Moral victories don’t carry much weight in the locker room of a team harboring championship ambitions. So there were no smiles in the locker room after But Golden State’s 76-74 to the Spurs. But from a macro perspective, Friday’s performance tempered the frustration.
With point guard Stephen Curry on the sidelines, a late scratch thanks to a bone bruise in his left ankle, Golden State could’ve beaten Western Conference power San Antonio. Perhaps should’ve beaten.
“We have to look at the positives, especially when we have a tough loss like this,” swingman Andre Iguodala said. “I think it was glaring, some of the things that kept us from getting the win. … Hopefully we grow from it. I’m sure we will.”
Iguodala’s game-tying floater taunting Warriors fans as it danced on the rim before falling off. It was a fitting end.
In the battle for the best record in the Western Conference, the Warriors (4-2) hung close Friday with gritty defense, the kind of resilience you want from a team claiming to be a contender. And a season-high 21 points from back-up guard Toney Douglas provide absolutely vital.
But the road team didn’t have enough firepower to upset the Spurs (5-1), who have now beaten Golden State in 30 straight regular-season games in San Antonio.
The Warriors held the Spurs to 39.2 percent shooting and just 12 fourth-quarter points. Superior defense. But when they needed offense, they couldn’t get it.
Two more timely baskets, and the Warriors walk out of the Alamo with a win. But they went without a field goal over the last 3:56 of the game. Golden State’s last points came from a pair of Lee free throws at the 2:23 mark.
The last time the Warriors lost a game after holding a team to 76 or fewer points was January 3, 1955, when the franchise was in Philadelphia and lost to the Minneapolis Lakers.
“Defensively, I think we were outstanding, especially in the second half,” center Andrew Bogut said. “If we can grind our defense like that, put pressure on them, our chances our very good. We have a lot of work to do, but positive signs.”
The Warriors suffered their first loss on the four-game road trip. They have a chance to finish 3-1 on Saturday at Memphis. Curry will be a game-time decision for that game.
The Warriors came into the game the highest scoring team in the league at 110.8 points per game, with Curry. They were shooting 50.2 percent from the field and averaging 27.8 assists per game, both were second only to Miami.
But at the half Friday against the Spurs, without Curry, the Warriors had just 33 points on 37.5 percent shooting.

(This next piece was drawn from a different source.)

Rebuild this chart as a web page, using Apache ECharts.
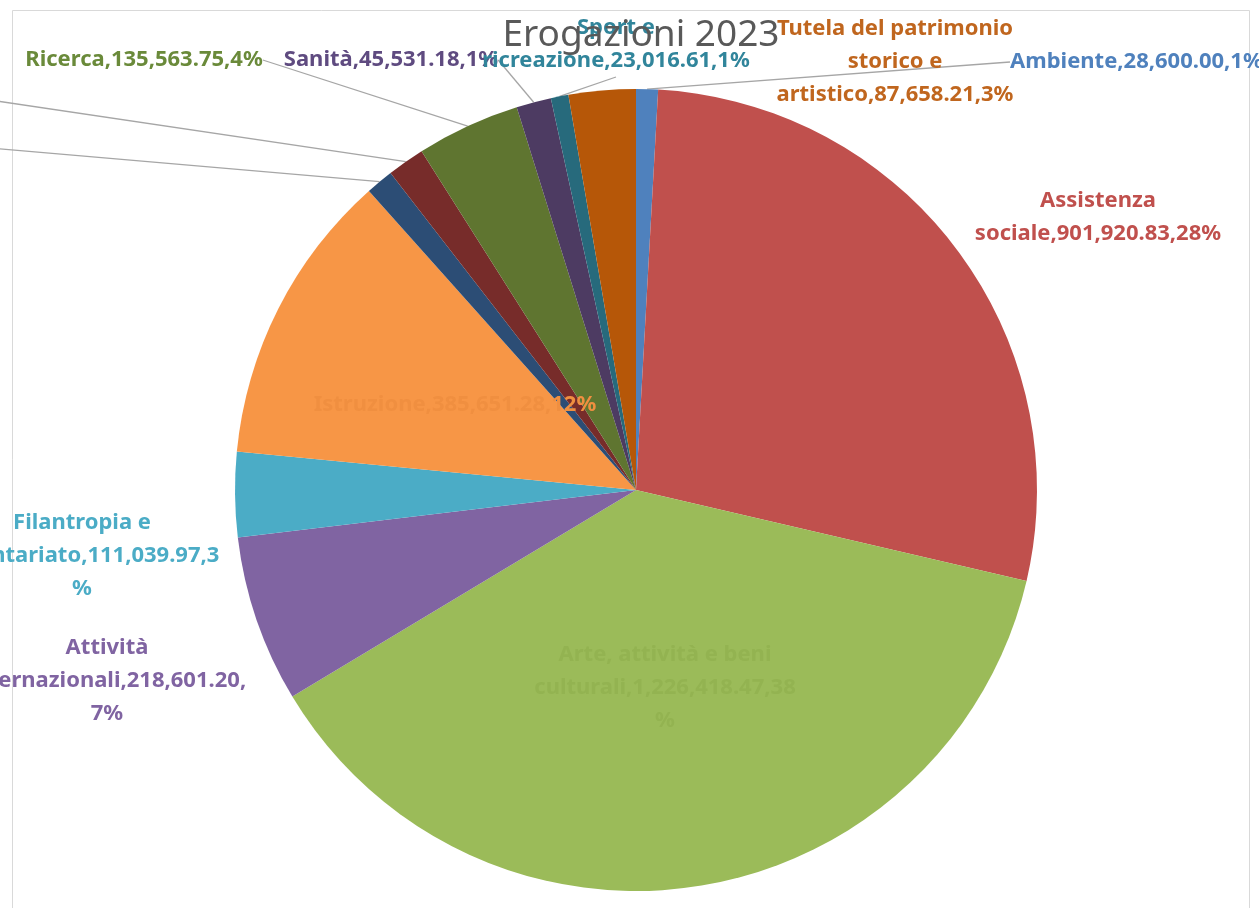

Thompson and Lee combined for 24 points on 10 of 29 shooting. The only one who had a rhythm going was Douglas. He scored five quick points early in he third, including a 3-pointer that cut the Spurs lead to 44-40.
His 3-pointer at the 7:37 mark cut the Spurs lead to 50-45. He hit another to make it 55-50.
Then at the 9:12 mark of the fourth quarter, he dropped in his fifth 3-pointer to pull the Warriors to within four, 66-62.
Thompson finally knocked down an open look, turning a no-look pass from Bogut into a 3-pointer from the right corner. After a stop, Lee converted a driving layup. The Warriors trailed 73-71.
Spurs guard Tony Parker’s jumper pushed Golden State’s deficit to four with just over three minutes left. That was the last field goal of the game as the defenses stiffened.
The Warriors found themselves with ball down 76-74 with 1:42 left. The win was theirs for the taking. They just couldn’t score.
Thompson missed a 3-pointer over Spurs center Tiago Splitter. Bogut missed a floater. After Parker missed two free throws, Golden State had one last chance with seven seconds left. Iguodala said he waited to late too long, but the Warriors liked the look he got.
More than that, they liked the resolve they displayed to set up the chance.
“We’re going to face some adversity,” Douglas said. “It shows the type of team we have and how much depth we have. The sky is the limit. We didn’t even play our best ball.”